Europe's persistent woes and a slowdown in emerging markets, where Unilever has more than half its sales, have weighed on the maker of household brands from Dove soap to Lipton tea.

In Britain, relatively wealthy consumers have snapped up premium goods like the company's £10 Regenerate toothpaste, or its £29 jars of Maille mustard with wine and truffles. 

But the company said that most consumers in most countries are cutting back. 

To grow even as families tighten their belts and turn to discount stores, Unilever is introducing cheaper products, like smaller Cornetto ice cream cones that sell for €1 in Spain or a lira in Turkey. 

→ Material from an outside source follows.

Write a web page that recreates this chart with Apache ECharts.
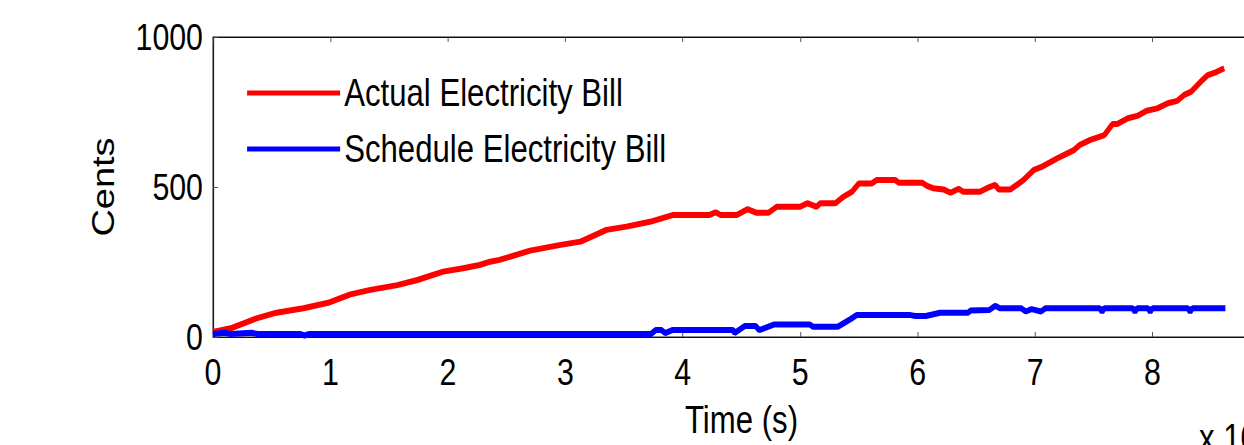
<!DOCTYPE html>
<html>
<head>
<meta charset="utf-8">
<script src="https://cdn.jsdelivr.net/npm/echarts@6/dist/echarts.min.js"></script>
<style>
  html, body { margin: 0; padding: 0; background: #fff; overflow: hidden; }
  #frame { width: 1244px; height: 445px; overflow: hidden; position: relative; }
  /* the figure uses a condensed Helvetica look: lay out wide, then squeeze horizontally */
  #chart { position: absolute; left: 0; top: 0; height: 445px; transform-origin: 0 0; }
</style>
</head>
<body>
<div id="frame"><div id="chart"></div></div>
<script>
// Time in units of 10^4 s, bill in cents
const actualTime = [0.00, 0.15, 0.37, 0.54, 0.77, 0.98, 1.17, 1.34, 1.57, 1.74, 1.96, 2.13, 2.27, 2.36, 2.44, 2.70, 2.96, 3.13, 3.35, 3.52, 3.72, 3.92, 4.23, 4.28, 4.32, 4.46, 4.55, 4.63, 4.73, 4.80, 5.00, 5.06, 5.14, 5.17, 5.30, 5.37, 5.44, 5.50, 5.61, 5.65, 5.81, 5.84, 6.04, 6.08, 6.13, 6.22, 6.28, 6.35, 6.39, 6.53, 6.59, 6.66, 6.69, 6.79, 6.90, 6.99, 7.05, 7.19, 7.33, 7.38, 7.47, 7.59, 7.66, 7.70, 7.79, 7.87, 7.95, 8.04, 8.13, 8.21, 8.27, 8.33, 8.41, 8.47, 8.53, 8.61];
const actualCents = [17, 29, 62, 81, 96, 114, 142, 157, 173, 190, 218, 229, 240, 251, 257, 288, 307, 318, 357, 368, 384, 407, 407, 416, 407, 407, 426, 414, 414, 434, 434, 446, 434, 446, 446, 468, 484, 512, 512, 523, 523, 514, 514, 504, 496, 492, 481, 494, 484, 484, 496, 507, 492, 492, 523, 557, 566, 596, 623, 640, 657, 673, 710, 710, 729, 737, 754, 762, 779, 787, 807, 818, 851, 873, 881, 896];

const scheduleTime = [0.00, 0.10, 0.15, 0.33, 0.38, 0.74, 0.78, 0.82, 3.73, 3.77, 3.82, 3.85, 3.91, 4.43, 4.44, 4.53, 4.62, 4.65, 4.78, 5.08, 5.11, 5.32, 5.43, 5.48, 5.94, 5.98, 6.07, 6.19, 6.43, 6.45, 6.61, 6.66, 6.70, 6.88, 6.92, 6.97, 7.05, 7.09, 7.55, 7.57, 7.59, 7.83, 7.85, 7.87, 7.96, 7.98, 8.00, 8.30, 8.32, 8.34, 8.62];
const scheduleCents = [10, 14, 10, 14, 10, 10, 5, 10, 10, 23, 23, 13, 23, 23, 13, 37, 37, 23, 42, 42, 34, 34, 60, 73, 73, 70, 70, 81, 81, 88, 90, 104, 96, 96, 85, 93, 85, 96, 96, 84, 96, 96, 84, 96, 96, 84, 96, 96, 84, 96, 96];

const xTicks = [0, 1, 2, 3, 4, 5, 6, 7, 8];
const yTicks = [0, 500, 1000];

const seriesNames = ['Actual Electricity Bill', 'Schedule Electricity Bill'];

const zip = (xs, ys) => xs.map((x, i) => [x, ys[i]]);

// horizontal squeeze factor; horizontal layout values below are in pre-squeeze units
const SX = 0.82;
const h = px => px / SX;

const FONT = '"Liberation Sans", Arial, Helvetica, sans-serif';
const FS = 38;
const FS_TICK = 37;

const el = document.getElementById('chart');
el.style.width = Math.round(1244 / SX) + 'px';
el.style.transform = 'scaleX(' + SX + ')';

const chart = echarts.init(el, null, { renderer: 'svg' });

const xTick = { show: true, inside: true, length: 5, lineStyle: { color: '#444', width: 1 } };
const yTick = { show: true, inside: true, length: h(5), lineStyle: { color: '#444', width: 1 } };

chart.setOption({
  animation: false,
  backgroundColor: '#ffffff',
  textStyle: { fontFamily: FONT },
  grid: {
    left: h(213), top: 37, width: h(1057), height: 300,
    outerBoundsMode: 'none',
    show: true, borderColor: '#000', borderWidth: 1, backgroundColor: 'transparent'
  },
  legend: {
    orient: 'vertical',
    left: h(243), top: 68,
    icon: 'rect',
    itemWidth: h(93), itemHeight: 5,
    itemGap: 16,
    textStyle: { fontFamily: FONT, fontSize: FS, lineHeight: 40, color: '#000', padding: [0, 0, 0, 0] },
    data: seriesNames
  },
  xAxis: [{
    type: 'value', min: 0, max: 9, interval: 1,
    name: 'Time (s)', nameLocation: 'middle', nameGap: 64,
    nameTextStyle: { fontFamily: FONT, fontSize: FS, color: '#000' },
    axisLine: { show: true, lineStyle: { color: '#000', width: 1 } },
    axisTick: xTick,
    splitLine: { show: false },
    axisLabel: {
      fontFamily: FONT, fontSize: FS_TICK, color: '#000', margin: 16,
      formatter: v => (xTicks.includes(v) ? String(v) : '')
    }
  }, {
    type: 'value', position: 'top', min: 0, max: 9, interval: 1,
    axisLine: { show: true, lineStyle: { color: '#000', width: 1 } },
    axisTick: xTick,
    axisLabel: { show: false },
    splitLine: { show: false }
  }],
  yAxis: {
    type: 'value', min: 0, max: 1000, interval: 500,
    name: 'Cents', nameLocation: 'middle', nameGap: h(94),
    nameTextStyle: { fontFamily: FONT, fontSize: FS, color: '#000' },
    axisLine: { show: true, lineStyle: { color: '#000', width: 1 } },
    axisTick: yTick,
    splitLine: { show: false },
    axisLabel: {
      fontFamily: FONT, fontSize: FS_TICK, color: '#000', margin: h(10),
      formatter: v => (yTicks.includes(v) ? String(v) : '')
    }
  },
  graphic: [{
    type: 'text', left: h(1199), top: 419,
    style: { text: 'x 10', font: FS + 'px ' + FONT, fill: '#000' }
  }],
  series: [{
    name: seriesNames[0], type: 'line', showSymbol: false, symbol: 'none',
    data: zip(actualTime, actualCents),
    lineStyle: { color: '#ff0000', width: 6 }, itemStyle: { color: '#ff0000' }
  }, {
    name: seriesNames[1], type: 'line', showSymbol: false, symbol: 'none',
    data: zip(scheduleTime, scheduleCents),
    lineStyle: { color: '#0000ff', width: 6 }, itemStyle: { color: '#0000ff' }
  }]
});
</script>
</body>
</html>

It is also putting more emphasis on a local food brand in Brazil, Arisco. 

"We've learned from the previous economic crises the importance of having such value brands in the portfolio that can capture some of the downtrading that inevitably happens when disposable income levels fall," Unilever's chief financial officer Jean-Marc Huet said. 

Unilever today reported a 2.1% rise in third-quarter underlying sales growth, below average analyst expectations of a 3.7% increase, according to a company-compiled consensus. 

Sales volume, measuring the amount of goods sold, rose only 0.3%, below analysts' estimate of 1.8% and growth of 1.9% in the first and second quarters. 

Emerging markets, key for Unilever, have taken a dive in recent months, with Brazil sliding into recession, China facing what may be its worst slowdown in 24 years and Russia dealing with Western sanctions over the crisis in Ukraine. 

That has hurt the whole sector, with Nestle, Coca-Cola, Heineken and Reckitt Benckiser some of the companies to report disappointing results. 

However, two bright spots have been France's Danone and Pernod Ricard, which are recovering from particular problems in China. 

China was also particularly difficult for Unilever, whose third-quarter sales slid 20% there, as retailers and wholesalers reduced inventory levels due to the slowdown. 

CFO Huet said overall growth in the global markets that Unilever operates in was trending below 2%, down from 3% at the start of the year. 

Unilever, however, still expects to outperform its markets this year, and said it can achieve "another year of profitable volume growth ahead of our markets, steady and sustainable core operating margin improvement and strong cash flow".